The way that Blessed Elizabeth of the Trinity grew in her awareness of the Indwelling of the Trinity and her cooperation with the three persons was through the daily reception of the Holy Eucharist. Her very name Elizabeth means “House of God” and she grasped that that house, that dwelling place she was, was meant to be a tabernacle. She wrote to a young friend who had just made her First Communion, “If He came this morning into your little heart, it was not to pass through it and go away, but to remain there always.” Jesus doesn’t come to visit us in Holy Communion, but to stay, and she treasured that divine Guest. She wrote a profound poem to celebrate the seventh anniversary of her own First Holy Communion in which she said, “When Jesus made in me His dwelling place, when God took possession of my heart, so well that since that hour, since that mysterious colloquy, that divine and delicious meeting, I have aspired to nothing else but to give my life in order to return a bit of His great love to the Beloved of the Eucharist who reposed in my feeble heart, inundating it with all of his favors.” The “colloquy” to which she is alluding is the exchange of persons that happens in the consummation of Christ’s spousal union with his Bride the Church in Holy Communion, a divine and delightful encounter, and it led her to seek in return to give her life to the “Beloved of the Eucharist.” That love was what led her to choose to be rich through uniting herself in a perpetual encounter with the spiritually poor Christ, who thought he was rich became poor so that by his poverty we might become rich. Blessed Elizabeth of the Trinity was one of the richest people of her generation in the only wealth that matters and now she’s experiencing riches even greater.

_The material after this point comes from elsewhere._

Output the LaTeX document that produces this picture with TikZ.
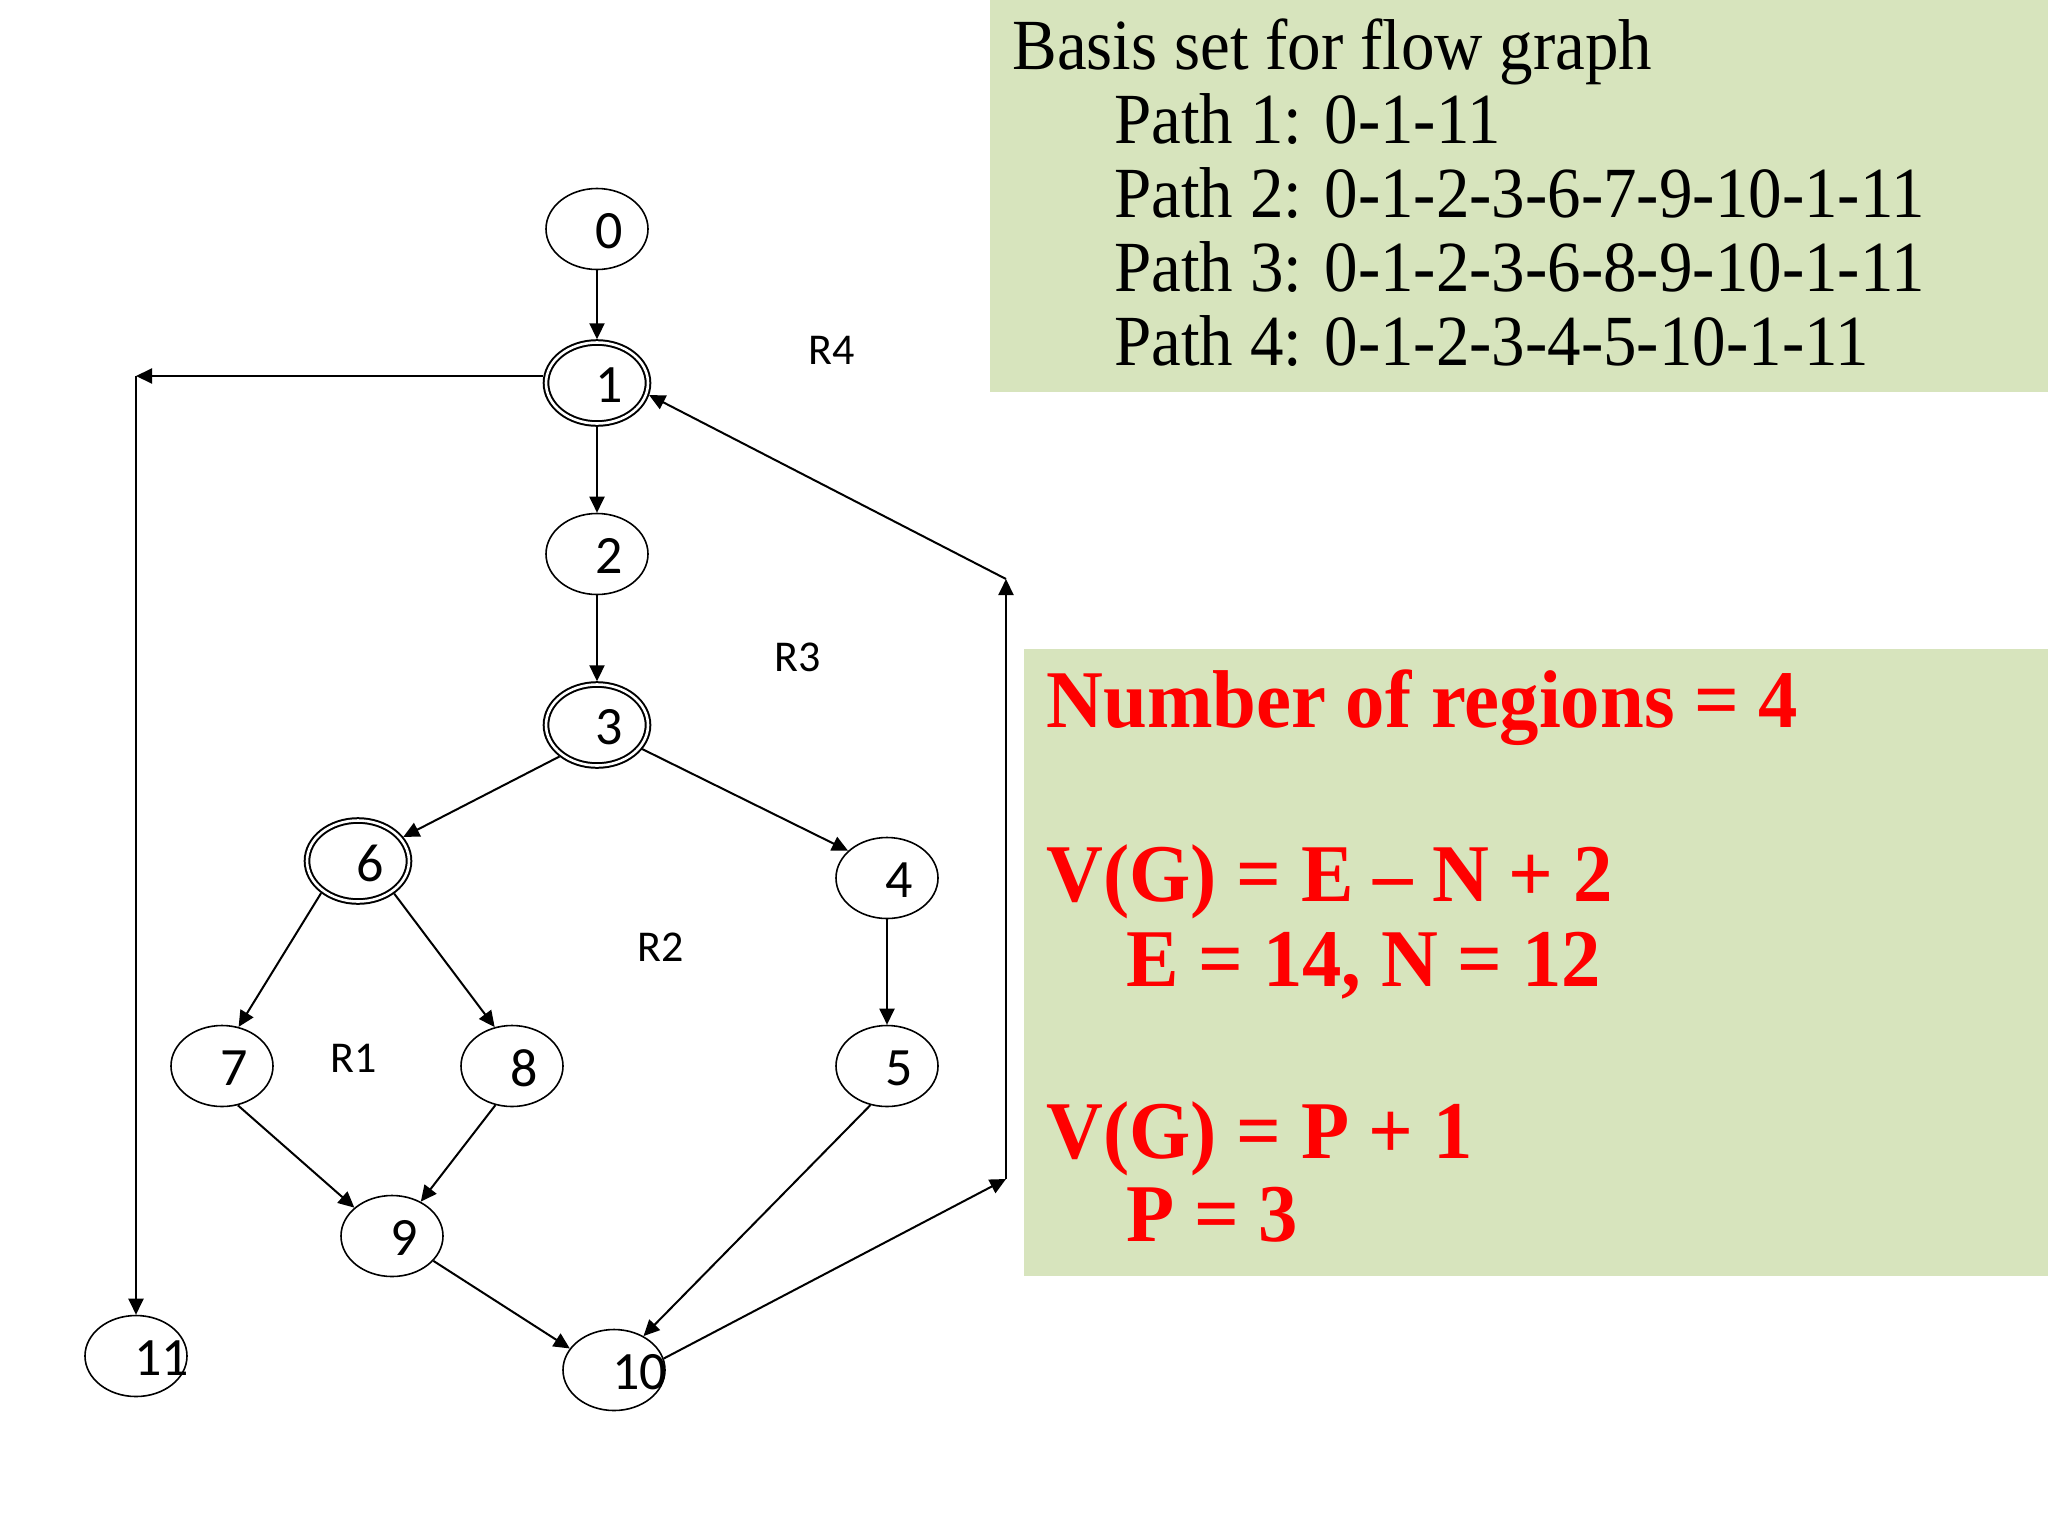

May we be as wise as she in making the choice during this retreat to divest ourselves of attachments to all mammon so as to obtain with her the Pearl of Great Price, that abiding Treasure we’re about to consume.

The readings for today’s Mass were: 

Reading 1 PHIL 4:10-19

Brothers and sisters:
I rejoice greatly in the Lord
that now at last you revived your concern for me.
You were, of course, concerned about me but lacked an opportunity.
Not that I say this because of need,
for I have learned, in whatever situation I find myself,
to be self-sufficient.
I know indeed how to live in humble circumstances;
I know also how to live with abundance.
In every circumstance and in all things
I have learned the secret of being well fed and of going hungry,
of living in abundance and of being in need.
I have the strength for everything through him who empowers me.
Still, it was kind of you to share in my distress.You Philippians indeed know that at the beginning of the Gospel,
when I left Macedonia,
not a single church shared with me
in an account of giving and receiving, except you alone.
For even when I was at Thessalonica
you sent me something for my needs,
not only once but more than once.
It is not that I am eager for the gift;
rather, I am eager for the profit that accrues to your account.
I have received full payment and I abound.
I am very well supplied because of what I received from you
through Epaphroditus,
“a fragrant aroma,” an acceptable sacrifice, pleasing to God.
My God will fully supply whatever you need,
in accord with his glorious riches in Christ Jesus.

Responsorial Psalm PS 112:1B-2, 5-6, 8A AND 9

R. Blessed the man who fears the Lord.
or:
R. Alleluia.
Blessed the man who fears the LORD,
who greatly delights in his commands.
His posterity shall be mighty upon the earth;
the upright generation shall be blessed.
R. Blessed the man who fears the Lord.
or:
R. Alleluia.
Well for the man who is gracious and lends,
who conducts his affairs with justice;
He shall never be moved;
the just one shall be in everlasting remembrance.
R. Blessed the man who fears the Lord.
or:
R. Alleluia.
His heart is steadfast; he shall not fear.
Lavishly he gives to the poor;
his generosity shall endure forever;
his horn shall be exalted in glory.
R. Blessed the man who fears the Lord.
or:
R. Alleluia.

Gospel LK 16:9-15

Jesus said to his disciples:
“I tell you, make friends for yourselves with dishonest wealth,
so that when it fails, you will be welcomed into eternal dwellings.
The person who is trustworthy in very small matters
is also trustworthy in great ones;
and the person who is dishonest in very small matters
is also dishonest in great ones.
If, therefore, you are not trustworthy with dishonest wealth,
who will trust you with true wealth?
If you are not trustworthy with what belongs to another,
who will give you what is yours?
No servant can serve two masters.
He will either hate one and love the other,
or be devoted to one and despise the other.
You cannot serve God and mammon.”The Pharisees, who loved money,
heard all these things and sneered at him.
And he said to them,
“You justify yourselves in the sight of others,
but God knows your hearts;
for what is of human esteem is an abomination in the sight of God.”